Eighty Days: Nellie Bly and Elizabeth Bisland's History-Making Race Around the World
by Matthew Goodman
Eighty Days, an Amazing Race of the Victorian Era (1/2/2013)
Eighty Days the new nonfiction book by Matthew Goodman gives readers an understanding of what life was like for the career woman as the impact of the industrial revolution began to take hold and shrink the Victorian world. Nelie Bly and Elizabeth Bisland, two women of different backgrounds, social class and degrees of backing from their respective editors raced in opposite directions around the globe to prove it could be done in less than the eighty days prescribed by Jules Verne. Much of Goodman's Eighty Days reads like a novel and the accounts are fascinating. Readers can't help but cheer for their favorite much as the readers of their day must have done.

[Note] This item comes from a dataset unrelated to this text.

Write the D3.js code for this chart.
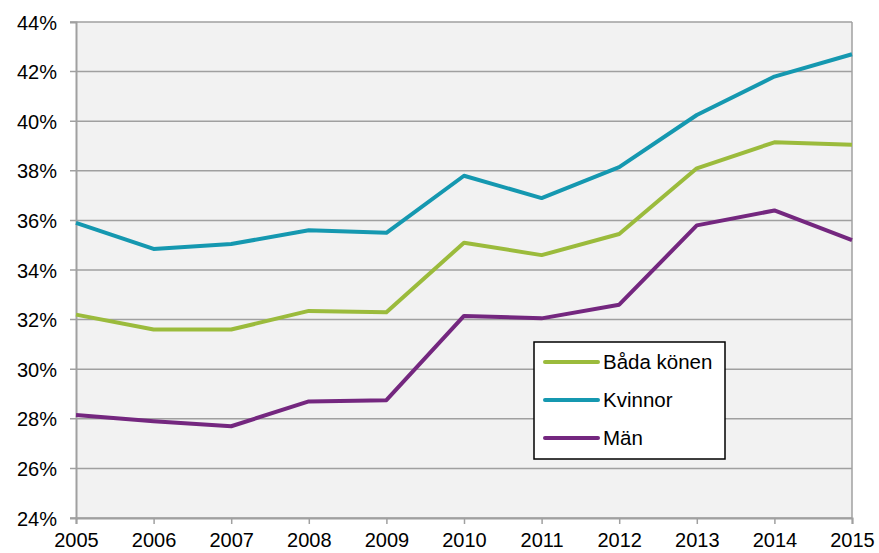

While the depth of research done by Goodman is extensive, such level of detail tends to bog down the narrative. Forty pages of notes and bibliography may attest to the veracity of the text it appeals mostly to the historians that would applaud that level of detail. When Goodman is focused on the narrative the story is more compelling.
Overall, the book is a good read and can afford book clubs threads of discussions on: the treatment of women in professions, particularly journalism, then and now, the beginnings of globalization, and the joys, discoveries and frustrations of travel.